Requirement: Don't copy the pictures; return every other part of the records exactly.

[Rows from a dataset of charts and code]
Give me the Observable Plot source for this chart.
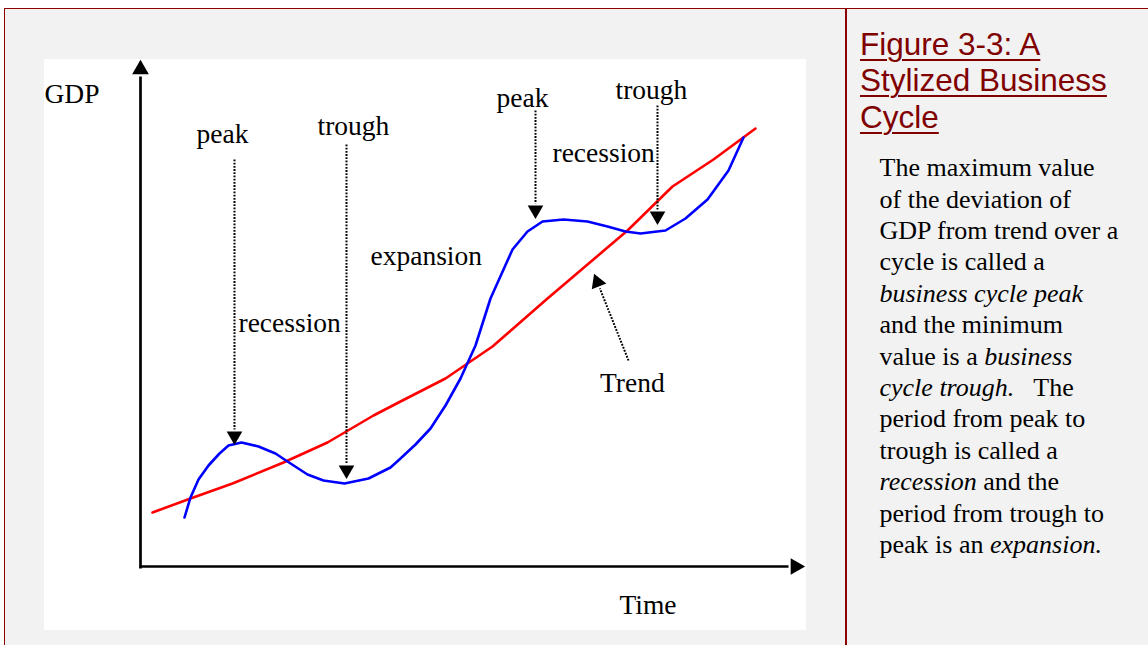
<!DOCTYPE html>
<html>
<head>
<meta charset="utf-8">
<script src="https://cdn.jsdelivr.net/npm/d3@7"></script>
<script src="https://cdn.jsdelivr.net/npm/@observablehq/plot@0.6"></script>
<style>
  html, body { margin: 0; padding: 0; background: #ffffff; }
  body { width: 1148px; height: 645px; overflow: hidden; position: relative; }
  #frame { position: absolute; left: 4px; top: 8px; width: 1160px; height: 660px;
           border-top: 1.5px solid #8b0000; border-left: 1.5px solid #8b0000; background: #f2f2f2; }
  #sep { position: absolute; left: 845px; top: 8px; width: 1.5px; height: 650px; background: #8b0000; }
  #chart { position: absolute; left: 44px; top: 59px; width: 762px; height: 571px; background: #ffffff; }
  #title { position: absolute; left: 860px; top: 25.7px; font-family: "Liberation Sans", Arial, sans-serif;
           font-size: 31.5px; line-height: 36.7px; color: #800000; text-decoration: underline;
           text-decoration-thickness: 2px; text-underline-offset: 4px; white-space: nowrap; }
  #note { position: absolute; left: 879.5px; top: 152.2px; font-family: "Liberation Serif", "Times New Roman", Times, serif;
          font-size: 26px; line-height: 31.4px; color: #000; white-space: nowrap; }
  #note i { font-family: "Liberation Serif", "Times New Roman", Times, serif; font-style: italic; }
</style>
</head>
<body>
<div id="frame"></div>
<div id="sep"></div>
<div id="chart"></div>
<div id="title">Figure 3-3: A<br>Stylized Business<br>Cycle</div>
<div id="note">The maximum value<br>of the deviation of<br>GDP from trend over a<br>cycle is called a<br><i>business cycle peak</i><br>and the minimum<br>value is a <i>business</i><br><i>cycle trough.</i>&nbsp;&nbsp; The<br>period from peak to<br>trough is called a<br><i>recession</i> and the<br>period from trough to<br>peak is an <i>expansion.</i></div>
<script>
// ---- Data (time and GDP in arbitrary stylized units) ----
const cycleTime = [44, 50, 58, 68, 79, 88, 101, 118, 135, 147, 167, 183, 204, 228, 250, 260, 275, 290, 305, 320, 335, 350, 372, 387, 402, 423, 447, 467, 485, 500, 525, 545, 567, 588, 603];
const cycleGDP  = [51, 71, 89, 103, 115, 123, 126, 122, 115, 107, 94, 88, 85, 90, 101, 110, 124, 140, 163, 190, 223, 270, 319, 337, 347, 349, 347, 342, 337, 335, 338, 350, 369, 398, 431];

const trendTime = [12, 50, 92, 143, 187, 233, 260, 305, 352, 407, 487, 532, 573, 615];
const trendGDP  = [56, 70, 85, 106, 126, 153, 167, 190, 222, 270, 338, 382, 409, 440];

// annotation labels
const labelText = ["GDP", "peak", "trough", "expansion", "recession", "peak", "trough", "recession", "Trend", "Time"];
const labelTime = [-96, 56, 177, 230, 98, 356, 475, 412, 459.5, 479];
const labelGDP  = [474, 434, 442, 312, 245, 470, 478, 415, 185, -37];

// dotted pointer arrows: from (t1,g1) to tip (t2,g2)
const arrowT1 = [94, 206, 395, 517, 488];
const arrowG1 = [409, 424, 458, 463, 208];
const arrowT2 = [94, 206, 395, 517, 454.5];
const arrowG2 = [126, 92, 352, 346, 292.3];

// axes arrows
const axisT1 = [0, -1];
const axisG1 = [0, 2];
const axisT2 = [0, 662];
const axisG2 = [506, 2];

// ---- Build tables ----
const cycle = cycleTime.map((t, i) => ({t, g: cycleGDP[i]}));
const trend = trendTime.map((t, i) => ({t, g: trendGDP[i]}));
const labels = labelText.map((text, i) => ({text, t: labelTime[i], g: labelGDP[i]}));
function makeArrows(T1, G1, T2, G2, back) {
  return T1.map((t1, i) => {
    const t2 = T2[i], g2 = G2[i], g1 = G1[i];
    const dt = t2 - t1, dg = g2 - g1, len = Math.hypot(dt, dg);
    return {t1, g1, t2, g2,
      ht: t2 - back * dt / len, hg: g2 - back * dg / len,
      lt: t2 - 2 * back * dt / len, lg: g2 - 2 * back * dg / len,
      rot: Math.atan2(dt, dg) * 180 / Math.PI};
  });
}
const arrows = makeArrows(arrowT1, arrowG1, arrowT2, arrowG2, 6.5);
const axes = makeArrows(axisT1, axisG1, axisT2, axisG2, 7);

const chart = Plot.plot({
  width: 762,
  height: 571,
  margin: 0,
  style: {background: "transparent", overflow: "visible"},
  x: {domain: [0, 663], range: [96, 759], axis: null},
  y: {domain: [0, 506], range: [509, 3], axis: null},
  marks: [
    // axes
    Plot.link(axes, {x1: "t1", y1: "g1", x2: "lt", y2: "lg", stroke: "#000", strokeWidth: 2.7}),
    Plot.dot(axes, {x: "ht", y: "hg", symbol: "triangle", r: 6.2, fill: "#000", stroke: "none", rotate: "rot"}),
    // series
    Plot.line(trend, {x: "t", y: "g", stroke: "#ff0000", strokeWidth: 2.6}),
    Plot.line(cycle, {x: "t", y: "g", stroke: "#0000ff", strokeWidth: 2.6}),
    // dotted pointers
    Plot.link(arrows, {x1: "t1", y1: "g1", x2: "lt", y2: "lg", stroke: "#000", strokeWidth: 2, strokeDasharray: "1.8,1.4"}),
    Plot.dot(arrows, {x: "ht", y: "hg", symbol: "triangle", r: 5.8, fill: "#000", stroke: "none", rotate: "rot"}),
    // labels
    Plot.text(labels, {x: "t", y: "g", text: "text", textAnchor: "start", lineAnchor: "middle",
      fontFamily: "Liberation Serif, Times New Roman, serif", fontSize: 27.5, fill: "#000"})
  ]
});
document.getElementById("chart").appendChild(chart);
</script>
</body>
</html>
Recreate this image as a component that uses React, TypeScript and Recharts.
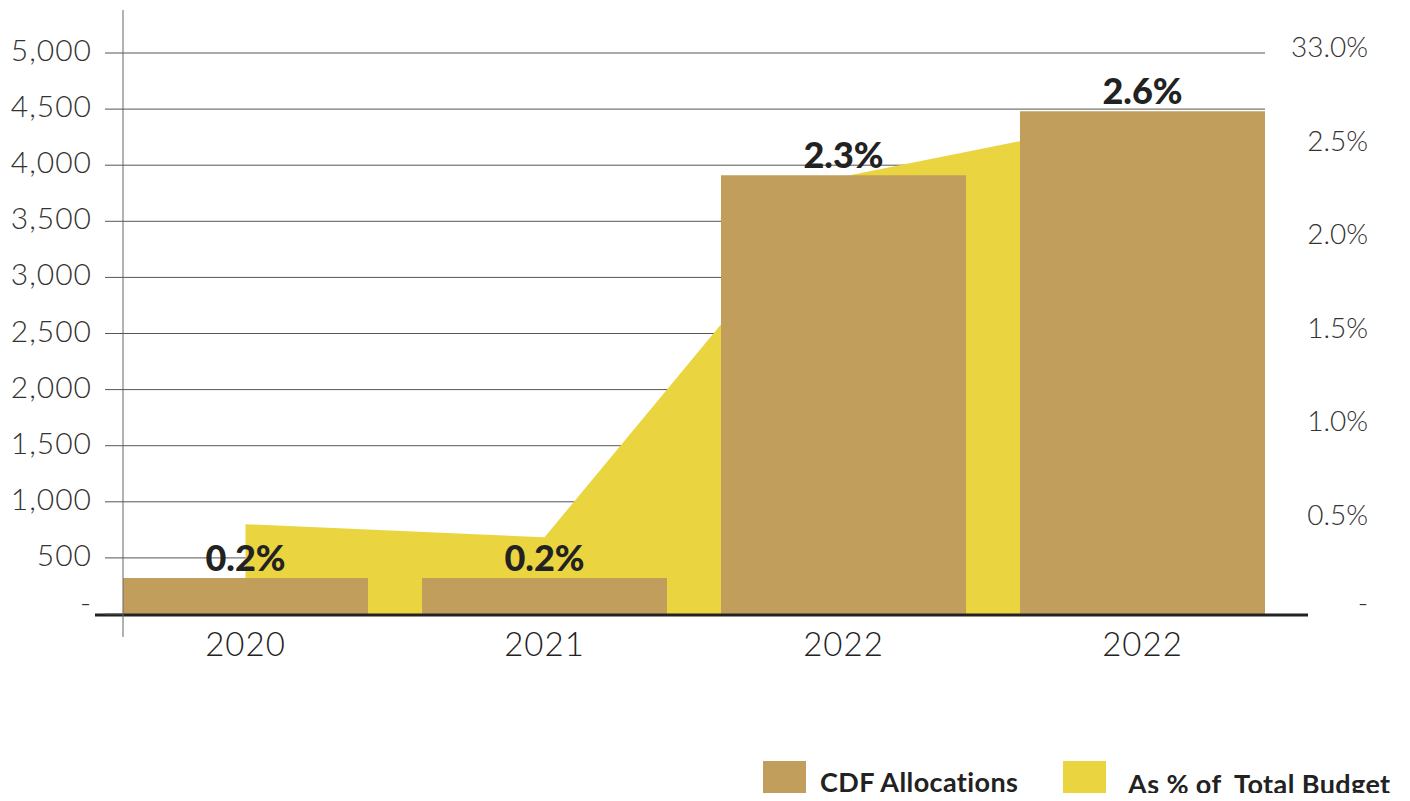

Completed task:
Give me the Observable Plot source for this chart.
<!DOCTYPE html>
<html>
<head>
<meta charset="utf-8">
<script src="https://cdn.jsdelivr.net/npm/d3@7"></script>
<script src="https://cdn.jsdelivr.net/npm/@observablehq/plot@0.6"></script>
<style>
  html, body { margin: 0; padding: 0; background: #ffffff; }
  body { width: 1148px; height: 645px; overflow: hidden; position: relative; }
  #frame { position: absolute; left: 4px; top: 8px; width: 1160px; height: 660px;
           border-top: 1.5px solid #8b0000; border-left: 1.5px solid #8b0000; background: #f2f2f2; }
  #sep { position: absolute; left: 845px; top: 8px; width: 1.5px; height: 650px; background: #8b0000; }
  #chart { position: absolute; left: 44px; top: 59px; width: 762px; height: 571px; background: #ffffff; }
  #title { position: absolute; left: 860px; top: 25.7px; font-family: "Liberation Sans", Arial, sans-serif;
           font-size: 31.5px; line-height: 36.7px; color: #800000; text-decoration: underline;
           text-decoration-thickness: 2px; text-underline-offset: 4px; white-space: nowrap; }
  #note { position: absolute; left: 879.5px; top: 152.2px; font-family: "Liberation Serif", "Times New Roman", Times, serif;
          font-size: 26px; line-height: 31.4px; color: #000; white-space: nowrap; }
  #note i { font-family: "Liberation Serif", "Times New Roman", Times, serif; font-style: italic; }
</style>
</head>
<body>
<div id="frame"></div>
<div id="sep"></div>
<div id="chart"></div>
<div id="title">Figure 3-3: A<br>Stylized Business<br>Cycle</div>
<div id="note">The maximum value<br>of the deviation of<br>GDP from trend over a<br>cycle is called a<br><i>business cycle peak</i><br>and the minimum<br>value is a <i>business</i><br><i>cycle trough.</i>&nbsp;&nbsp; The<br>period from peak to<br>trough is called a<br><i>recession</i> and the<br>period from trough to<br>peak is an <i>expansion.</i></div>
<script>
// ---- Data (time and GDP in arbitrary stylized units) ----
const cycleTime = [44, 50, 58, 68, 79, 88, 101, 118, 135, 147, 167, 183, 204, 228, 250, 260, 275, 290, 305, 320, 335, 350, 372, 387, 402, 423, 447, 467, 485, 500, 525, 545, 567, 588, 603];
const cycleGDP  = [51, 71, 89, 103, 115, 123, 126, 122, 115, 107, 94, 88, 85, 90, 101, 110, 124, 140, 163, 190, 223, 270, 319, 337, 347, 349, 347, 342, 337, 335, 338, 350, 369, 398, 431];

const trendTime = [12, 50, 92, 143, 187, 233, 260, 305, 352, 407, 487, 532, 573, 615];
const trendGDP  = [56, 70, 85, 106, 126, 153, 167, 190, 222, 270, 338, 382, 409, 440];

// annotation labels
const labelText = ["GDP", "peak", "trough", "expansion", "recession", "peak", "trough", "recession", "Trend", "Time"];
const labelTime = [-96, 56, 177, 230, 98, 356, 475, 412, 459.5, 479];
const labelGDP  = [474, 434, 442, 312, 245, 470, 478, 415, 185, -37];

// dotted pointer arrows: from (t1,g1) to tip (t2,g2)
const arrowT1 = [94, 206, 395, 517, 488];
const arrowG1 = [409, 424, 458, 463, 208];
const arrowT2 = [94, 206, 395, 517, 454.5];
const arrowG2 = [126, 92, 352, 346, 292.3];

// axes arrows
const axisT1 = [0, -1];
const axisG1 = [0, 2];
const axisT2 = [0, 662];
const axisG2 = [506, 2];

// ---- Build tables ----
const cycle = cycleTime.map((t, i) => ({t, g: cycleGDP[i]}));
const trend = trendTime.map((t, i) => ({t, g: trendGDP[i]}));
const labels = labelText.map((text, i) => ({text, t: labelTime[i], g: labelGDP[i]}));
function makeArrows(T1, G1, T2, G2, back) {
  return T1.map((t1, i) => {
    const t2 = T2[i], g2 = G2[i], g1 = G1[i];
    const dt = t2 - t1, dg = g2 - g1, len = Math.hypot(dt, dg);
    return {t1, g1, t2, g2,
      ht: t2 - back * dt / len, hg: g2 - back * dg / len,
      lt: t2 - 2 * back * dt / len, lg: g2 - 2 * back * dg / len,
      rot: Math.atan2(dt, dg) * 180 / Math.PI};
  });
}
const arrows = makeArrows(arrowT1, arrowG1, arrowT2, arrowG2, 6.5);
const axes = makeArrows(axisT1, axisG1, axisT2, axisG2, 7);

const chart = Plot.plot({
  width: 762,
  height: 571,
  margin: 0,
  style: {background: "transparent", overflow: "visible"},
  x: {domain: [0, 663], range: [96, 759], axis: null},
  y: {domain: [0, 506], range: [509, 3], axis: null},
  marks: [
    // axes
    Plot.link(axes, {x1: "t1", y1: "g1", x2: "lt", y2: "lg", stroke: "#000", strokeWidth: 2.7}),
    Plot.dot(axes, {x: "ht", y: "hg", symbol: "triangle", r: 6.2, fill: "#000", stroke: "none", rotate: "rot"}),
    // series
    Plot.line(trend, {x: "t", y: "g", stroke: "#ff0000", strokeWidth: 2.6}),
    Plot.line(cycle, {x: "t", y: "g", stroke: "#0000ff", strokeWidth: 2.6}),
    // dotted pointers
    Plot.link(arrows, {x1: "t1", y1: "g1", x2: "lt", y2: "lg", stroke: "#000", strokeWidth: 2, strokeDasharray: "1.8,1.4"}),
    Plot.dot(arrows, {x: "ht", y: "hg", symbol: "triangle", r: 5.8, fill: "#000", stroke: "none", rotate: "rot"}),
    // labels
    Plot.text(labels, {x: "t", y: "g", text: "text", textAnchor: "start", lineAnchor: "middle",
      fontFamily: "Liberation Serif, Times New Roman, serif", fontSize: 27.5, fill: "#000"})
  ]
});
document.getElementById("chart").appendChild(chart);
</script>
</body>
</html>
Recreate this image as a component that uses React, TypeScript and Recharts.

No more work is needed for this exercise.